GIVEN INFORMATION =
## Begin

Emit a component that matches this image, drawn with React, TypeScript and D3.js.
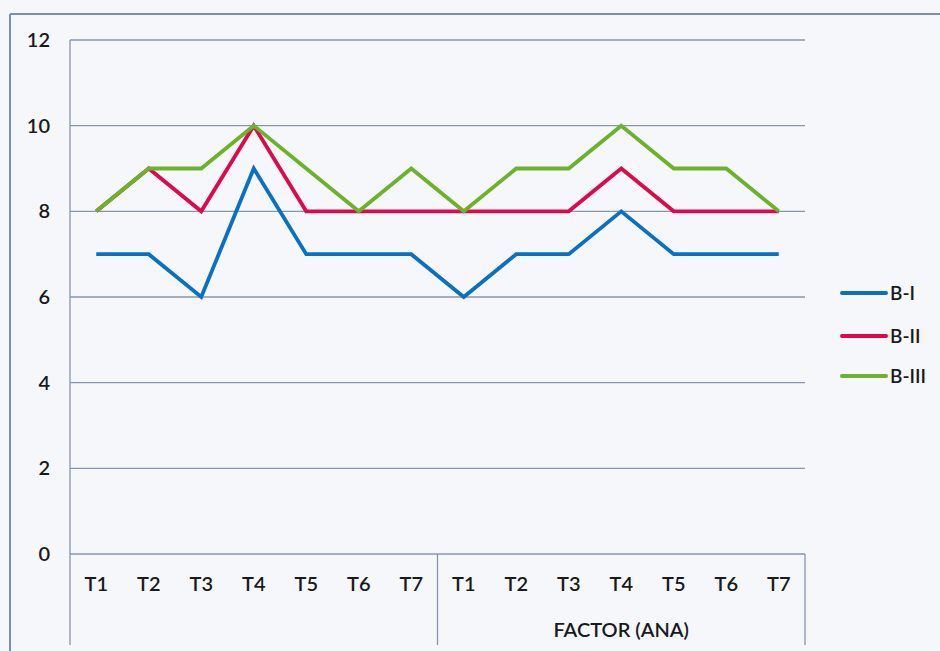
import React from "react";
import * as d3 from "d3";

const categories = ["T1", "T2", "T3", "T4", "T5", "T6", "T7", "T1", "T2", "T3", "T4", "T5", "T6", "T7"];
const seriesNames = ["B-I", "B-II", "B-III"];
const bI = [7, 7, 6, 9, 7, 7, 7, 6, 7, 7, 8, 7, 7, 7];
const bII = [8, 9, 8, 10, 8, 8, 8, 8, 8, 8, 9, 8, 8, 8];
const bIII = [8, 9, 9, 10, 9, 8, 9, 8, 9, 9, 10, 9, 9, 8];
const yTicks = [0, 2, 4, 6, 8, 10, 12];
const groupLabel = "FACTOR (ANA)";

const W = 940;
const H = 651;
const plot = { left: 70, right: 805, top: 40, bottom: 554 };
const colors = ["#0a70c2", "#dc0a4c", "#6cb22a"];
const gridColor = "#8796ae";
const font = "Lato, 'Open Sans', sans-serif";
const textColor = "#1a1a1a";

export default function App() {
  const x = d3
    .scaleBand<number>()
    .domain(categories.map((_, i) => i))
    .range([plot.left, plot.right])
    .paddingInner(0)
    .paddingOuter(0);
  const y = d3.scaleLinear().domain([0, 12]).range([plot.bottom, plot.top]);
  const cx = (i: number) => (x(i) as number) + x.bandwidth() / 2;

  const line = d3
    .line<number>()
    .x((_, i) => cx(i))
    .y((v) => y(v));

  const series = [bI, bII, bIII];
  const sepX = x(7) as number;
  const legendY = [293, 336, 376];

  return (
    <svg
      width={W}
      height={H}
      style={{ position: "absolute", left: 0, top: 0, display: "block" }}
    >
      <rect x={0} y={0} width={W} height={H} fill="#f5f7fb" />
      {/* outer frame */}
      <line x1={10} y1={14} x2={W} y2={14} stroke="#7d90ab" strokeWidth={2} />
      <line x1={10} y1={14} x2={10} y2={H} stroke="#7d90ab" strokeWidth={2} />

      {/* horizontal gridlines */}
      {yTicks.map((t) => (
        <line
          key={t}
          x1={plot.left}
          x2={plot.right}
          y1={y(t)}
          y2={y(t)}
          stroke={gridColor}
          strokeWidth={1.3}
        />
      ))}
      {/* value axis line and category group dividers */}
      <line x1={plot.left} x2={plot.left} y1={plot.top} y2={645} stroke={gridColor} strokeWidth={1.3} />
      <line x1={sepX} x2={sepX} y1={plot.bottom} y2={645} stroke={gridColor} strokeWidth={1.3} />
      <line x1={plot.right} x2={plot.right} y1={plot.bottom} y2={645} stroke={gridColor} strokeWidth={1.3} />

      {/* y tick labels */}
      {yTicks.map((t) => (
        <text
          key={t}
          x={50}
          y={y(t)}
          dy="0.35em"
          textAnchor="end"
          fontFamily={font}
          fontSize={20}
          fontWeight={600}
          fill={textColor}
        >
          {t}
        </text>
      ))}

      {/* category labels */}
      {categories.map((c, i) => (
        <text
          key={i}
          x={cx(i)}
          y={584}
          dy="0.35em"
          textAnchor="middle"
          fontFamily={font}
          fontSize={20}
          fontWeight={600}
          fill={textColor}
        >
          {c}
        </text>
      ))}
      <text
        x={(sepX + plot.right) / 2}
        y={630}
        dy="0.35em"
        textAnchor="middle"
        fontFamily={font}
        fontSize={20}
        fontWeight={600}
        fill={textColor}
      >
        {groupLabel}
      </text>

      {/* series lines */}
      {series.map((s, k) => (
        <path
          key={k}
          d={line(s) as string}
          fill="none"
          stroke={colors[k]}
          strokeWidth={3.8}
          strokeLinejoin="miter"
          strokeLinecap="butt"
        />
      ))}

      {/* legend */}
      {seriesNames.map((n, k) => (
        <g key={n}>
          <line
            x1={842}
            x2={886}
            y1={legendY[k]}
            y2={legendY[k]}
            stroke={colors[k]}
            strokeWidth={4}
            strokeLinecap="round"
          />
          <text
            x={890}
            y={legendY[k]}
            dy="0.35em"
            fontFamily={font}
            fontSize={19}
            fontWeight={600}
            fill={textColor}
          >
            {n}
          </text>
        </g>
      ))}
    </svg>
  );
}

## End

EXERCISE DETAILS = Pull out and copy each line containing the string "React".

WRITTEN SOLUTION =
Emit a component that matches this image, drawn with React, TypeScript and D3.js.
import React from "react";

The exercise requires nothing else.